Productivity


Now that football season is over, I wonder how much productivity increase there will be with the decline in fantasy leagues and Monday morning quarterbacking.  Regardless, here is one football player we can take with us year long.

Dealing with change management, I’ve lost count how many times I wanted to add an office linebacker to my team.

In another post a Slashdot, El Cubano asks the following question:

“ITworld is carrying a story (sorry, no printable version) saying that John Seely Brown (former chief scientist at Xerox and director of PARC, currently teaching at the University of Southern California) is encouraging engineering schools to change the way they educate. The article, quotes Mr. Brown saying the following: ‘Training someone for a career makes no sense. At best, you can train someone for a career trajectory…’. What do you think? Should engineering schools be producing tradesmen (like an apprenticeship program) or should they be producing ‘thinkers’ (people who can cope with a wide variety of problem inside and outside their area of expertise)?”

Having an engineering degree this reminds me of the multitude of choices presented upon graduation. On one hand I could have chosen a career with a defense contractor where I would apprentice with an older engineer to design and build a particular type of power supply for the remainder of my days, on the other, I could join a medical supplies organization where I would be responsible for various aspects in a manufacturing system and potentially groomed for a management position.

– Limitations of a Single Function –

This issue is not something that is limited to engineering alone. The presence of cross-functional teams in organizations is not a new concept. If a project requires multiple disciplines, a team is assembled ideally
comprised of experts in each category needed to achieve success. This has traditionally led many to be fearful that if multi-skilling is implemented it will dilute their professional identity.

Going forward engineers, managers, teachers, etc. are consistently going to be asked to do more with less. Whereas there are always going to be limits, which should be applied, a general knowledge of a multitude of disciplines will be necessary.

There have been calls for the reassessment of education in the US, part of which prompted the flawed “No Child Left Behind” legislation. Other countries are facing the same dilemma with due to the prevalence of American outsourcing. An article from The Economist (October 5th, 2006) mentions the early 2006 decline in IT outsourcing. Adrian Savage at SlowLeadership.com comments on this potential outsourcing bubble burst.

Now, it appears, outsourcing may be a victim of its own success. The school systems cannot keep up. More and more talented people are moving overseas in search of better incomes. As new corporations try to move in—too late—there are problems in finding enough skilled people for their work.

– Something about Everything –

Learn everything about one thing and something about everything else. This follows on from Dr. Edward Wilson’s concept of Consilience, the unity of knowledge. Where Dr. Wilson calls for a more fundamental approach to merging the sciences together for a greater understanding of our world, this principle may be applied to business as well.

To answer the original question, yes, there does need to be a fundamental shift toward skills training, but not so much that it dilutes the acquisition of expertise in a single field of study. An article from Small Business Trends highlights the growing emphasis on entrepreneurial education and training.

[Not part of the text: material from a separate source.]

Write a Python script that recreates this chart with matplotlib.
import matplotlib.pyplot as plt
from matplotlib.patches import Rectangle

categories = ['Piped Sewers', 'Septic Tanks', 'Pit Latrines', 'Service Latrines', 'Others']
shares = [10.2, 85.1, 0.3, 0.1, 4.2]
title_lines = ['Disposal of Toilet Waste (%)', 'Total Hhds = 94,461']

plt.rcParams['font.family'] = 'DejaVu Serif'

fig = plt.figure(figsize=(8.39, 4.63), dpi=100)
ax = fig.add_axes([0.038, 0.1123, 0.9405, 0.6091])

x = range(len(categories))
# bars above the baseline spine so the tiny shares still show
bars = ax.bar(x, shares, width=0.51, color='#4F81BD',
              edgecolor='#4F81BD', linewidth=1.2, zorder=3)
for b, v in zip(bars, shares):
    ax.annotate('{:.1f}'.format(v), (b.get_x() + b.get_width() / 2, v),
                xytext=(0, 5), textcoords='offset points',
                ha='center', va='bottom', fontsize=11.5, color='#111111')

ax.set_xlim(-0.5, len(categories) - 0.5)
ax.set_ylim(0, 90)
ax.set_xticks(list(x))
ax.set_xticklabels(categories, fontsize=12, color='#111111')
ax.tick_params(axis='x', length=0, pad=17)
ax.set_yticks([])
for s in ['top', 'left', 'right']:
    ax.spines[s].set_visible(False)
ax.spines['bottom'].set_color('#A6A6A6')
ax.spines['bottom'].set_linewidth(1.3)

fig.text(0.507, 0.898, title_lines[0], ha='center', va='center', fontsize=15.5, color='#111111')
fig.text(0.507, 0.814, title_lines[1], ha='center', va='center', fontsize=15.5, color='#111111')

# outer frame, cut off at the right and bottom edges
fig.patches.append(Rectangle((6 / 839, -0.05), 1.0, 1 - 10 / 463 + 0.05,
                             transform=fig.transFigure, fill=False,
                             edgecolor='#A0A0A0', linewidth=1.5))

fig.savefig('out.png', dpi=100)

Entrepreneurial education is growing, especially at the university level, with over 1,600 higher education institutions offering such entrepreneurship education in some fashion. More people starting businesses will have training in the skills necessary to be successful as an entrepreneur. And it’s a good thing, because with the increasingly complex marketplace, they are going to need them.

This is, as with many endeavors, must be a two-way street. There are only so many hours that can be spent sitting in a lecture hall and the amount of information necessary to master one subject is ever increasing. Students must make the personal commitment to continue learning new skills in order to compete and that is a mindset that must be instilled prior to college.

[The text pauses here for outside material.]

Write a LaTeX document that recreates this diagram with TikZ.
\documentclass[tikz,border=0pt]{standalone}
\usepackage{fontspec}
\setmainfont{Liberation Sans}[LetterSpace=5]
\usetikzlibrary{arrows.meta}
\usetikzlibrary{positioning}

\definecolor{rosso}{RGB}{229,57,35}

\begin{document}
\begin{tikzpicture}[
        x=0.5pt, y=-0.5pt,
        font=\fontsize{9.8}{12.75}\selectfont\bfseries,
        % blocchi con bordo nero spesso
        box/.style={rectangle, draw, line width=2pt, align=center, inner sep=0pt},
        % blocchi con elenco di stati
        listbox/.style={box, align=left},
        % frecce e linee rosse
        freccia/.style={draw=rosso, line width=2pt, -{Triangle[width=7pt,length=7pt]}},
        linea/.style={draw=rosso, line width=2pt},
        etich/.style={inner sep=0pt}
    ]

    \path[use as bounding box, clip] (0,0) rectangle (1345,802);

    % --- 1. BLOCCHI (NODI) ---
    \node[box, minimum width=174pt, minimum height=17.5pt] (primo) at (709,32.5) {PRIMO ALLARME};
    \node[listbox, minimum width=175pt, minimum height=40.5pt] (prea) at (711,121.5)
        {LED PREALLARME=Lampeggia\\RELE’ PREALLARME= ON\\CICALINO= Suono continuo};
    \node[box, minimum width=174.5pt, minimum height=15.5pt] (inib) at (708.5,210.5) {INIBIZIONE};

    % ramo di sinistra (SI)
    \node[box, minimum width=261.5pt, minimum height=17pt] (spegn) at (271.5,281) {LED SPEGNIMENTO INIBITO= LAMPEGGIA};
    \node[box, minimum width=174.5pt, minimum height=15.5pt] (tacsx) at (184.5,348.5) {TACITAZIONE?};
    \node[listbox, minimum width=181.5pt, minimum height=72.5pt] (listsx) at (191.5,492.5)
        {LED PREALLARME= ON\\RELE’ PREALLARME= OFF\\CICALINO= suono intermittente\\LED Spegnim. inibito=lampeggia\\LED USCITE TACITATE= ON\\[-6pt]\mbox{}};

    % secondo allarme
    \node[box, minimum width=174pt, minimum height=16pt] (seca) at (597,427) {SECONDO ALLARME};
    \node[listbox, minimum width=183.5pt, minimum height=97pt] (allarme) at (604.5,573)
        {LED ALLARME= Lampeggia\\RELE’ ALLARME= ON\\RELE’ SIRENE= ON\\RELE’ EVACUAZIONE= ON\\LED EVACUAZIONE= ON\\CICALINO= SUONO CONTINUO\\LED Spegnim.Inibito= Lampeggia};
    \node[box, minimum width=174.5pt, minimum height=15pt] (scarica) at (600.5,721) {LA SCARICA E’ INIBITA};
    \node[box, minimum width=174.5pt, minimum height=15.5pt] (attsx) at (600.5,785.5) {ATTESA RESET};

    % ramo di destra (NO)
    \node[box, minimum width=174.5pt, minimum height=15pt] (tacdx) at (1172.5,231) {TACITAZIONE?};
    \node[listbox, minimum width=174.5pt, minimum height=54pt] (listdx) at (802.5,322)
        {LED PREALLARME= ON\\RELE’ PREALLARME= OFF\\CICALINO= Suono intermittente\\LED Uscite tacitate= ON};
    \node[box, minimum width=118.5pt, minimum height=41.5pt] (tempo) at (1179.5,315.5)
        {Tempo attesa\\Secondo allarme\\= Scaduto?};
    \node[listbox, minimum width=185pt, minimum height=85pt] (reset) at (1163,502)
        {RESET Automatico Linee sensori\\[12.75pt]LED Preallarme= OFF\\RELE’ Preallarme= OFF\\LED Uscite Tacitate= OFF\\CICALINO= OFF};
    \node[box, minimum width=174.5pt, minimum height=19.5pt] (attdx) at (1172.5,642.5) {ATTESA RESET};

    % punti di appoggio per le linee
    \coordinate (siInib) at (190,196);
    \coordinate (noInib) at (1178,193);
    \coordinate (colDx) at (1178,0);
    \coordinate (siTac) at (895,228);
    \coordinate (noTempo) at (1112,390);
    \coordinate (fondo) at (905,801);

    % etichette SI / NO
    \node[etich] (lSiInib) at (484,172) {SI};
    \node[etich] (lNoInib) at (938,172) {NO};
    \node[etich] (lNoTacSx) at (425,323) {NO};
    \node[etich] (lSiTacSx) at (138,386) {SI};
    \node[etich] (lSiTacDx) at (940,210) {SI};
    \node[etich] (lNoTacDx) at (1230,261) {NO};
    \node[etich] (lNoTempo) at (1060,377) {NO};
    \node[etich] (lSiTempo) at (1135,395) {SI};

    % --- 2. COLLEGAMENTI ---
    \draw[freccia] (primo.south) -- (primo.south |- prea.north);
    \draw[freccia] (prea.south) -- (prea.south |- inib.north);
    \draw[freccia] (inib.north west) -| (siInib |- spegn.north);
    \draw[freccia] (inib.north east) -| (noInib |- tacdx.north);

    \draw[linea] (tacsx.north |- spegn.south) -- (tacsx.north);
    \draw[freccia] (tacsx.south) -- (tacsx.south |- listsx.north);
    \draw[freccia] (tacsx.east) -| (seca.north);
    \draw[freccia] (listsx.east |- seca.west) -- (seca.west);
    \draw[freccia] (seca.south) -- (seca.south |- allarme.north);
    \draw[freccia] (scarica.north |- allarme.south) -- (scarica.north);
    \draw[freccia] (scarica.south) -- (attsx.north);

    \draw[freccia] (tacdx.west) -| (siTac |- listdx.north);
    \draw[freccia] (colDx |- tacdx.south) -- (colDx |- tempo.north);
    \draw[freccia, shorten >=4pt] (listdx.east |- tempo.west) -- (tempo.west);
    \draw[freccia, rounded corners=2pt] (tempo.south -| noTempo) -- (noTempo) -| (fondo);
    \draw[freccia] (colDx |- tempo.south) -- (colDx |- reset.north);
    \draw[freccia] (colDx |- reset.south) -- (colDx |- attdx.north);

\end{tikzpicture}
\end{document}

A recent post on lifehack.org, a site dedicated to tips and tricks to increase the productivity of everyday life, discusses the following myth.

Myth: Some people are born with an organizing gene or are natural organizers and others will never be organized.

Reality: Organized and productive people have a set of skills that lead to their being organized.

This myth might actually be plausible. A recent ABC Primetime special briefly looked at the psychological disorder called compulsive hoarding. While most of us don’t suffer from this affliction there does appear to be a neurological basis for the condition.

Dr. David Tolin is conducting a study to see which parts of a hoarder’s brain become active when they are faced with making decisions. She is hooked up to a brain-scan machine and asked to look at pieces of her mail and decide whether she wants them to be thrown out. She then must watch the mail get shredded.

At this point, two parts of a hoarder’s brain become active. The brain’s orbitofrontal cortex is involved in decision making and causes a hoarder to process this experience as a punishing one. At the same time, the hippocampus of a hoarder actively searches for memories about the object. The hoarder tries to remember the object: what it is and why they saved it in the first place. By contrast, people without hoarding problems just don’t think about the object that much.

In addition it appears that the hoarder’s brain uses a different organizing method. Most people when organizing a stack of papers, for example, will begin by sorting large from small, mail from pictures, and so forth; creating more organized sortable piles. The hoarder tends to organize in a three dimensional manner, seeing an object as 3 feet in and two feet up in a pile that would look quite disheveled to the casual observer.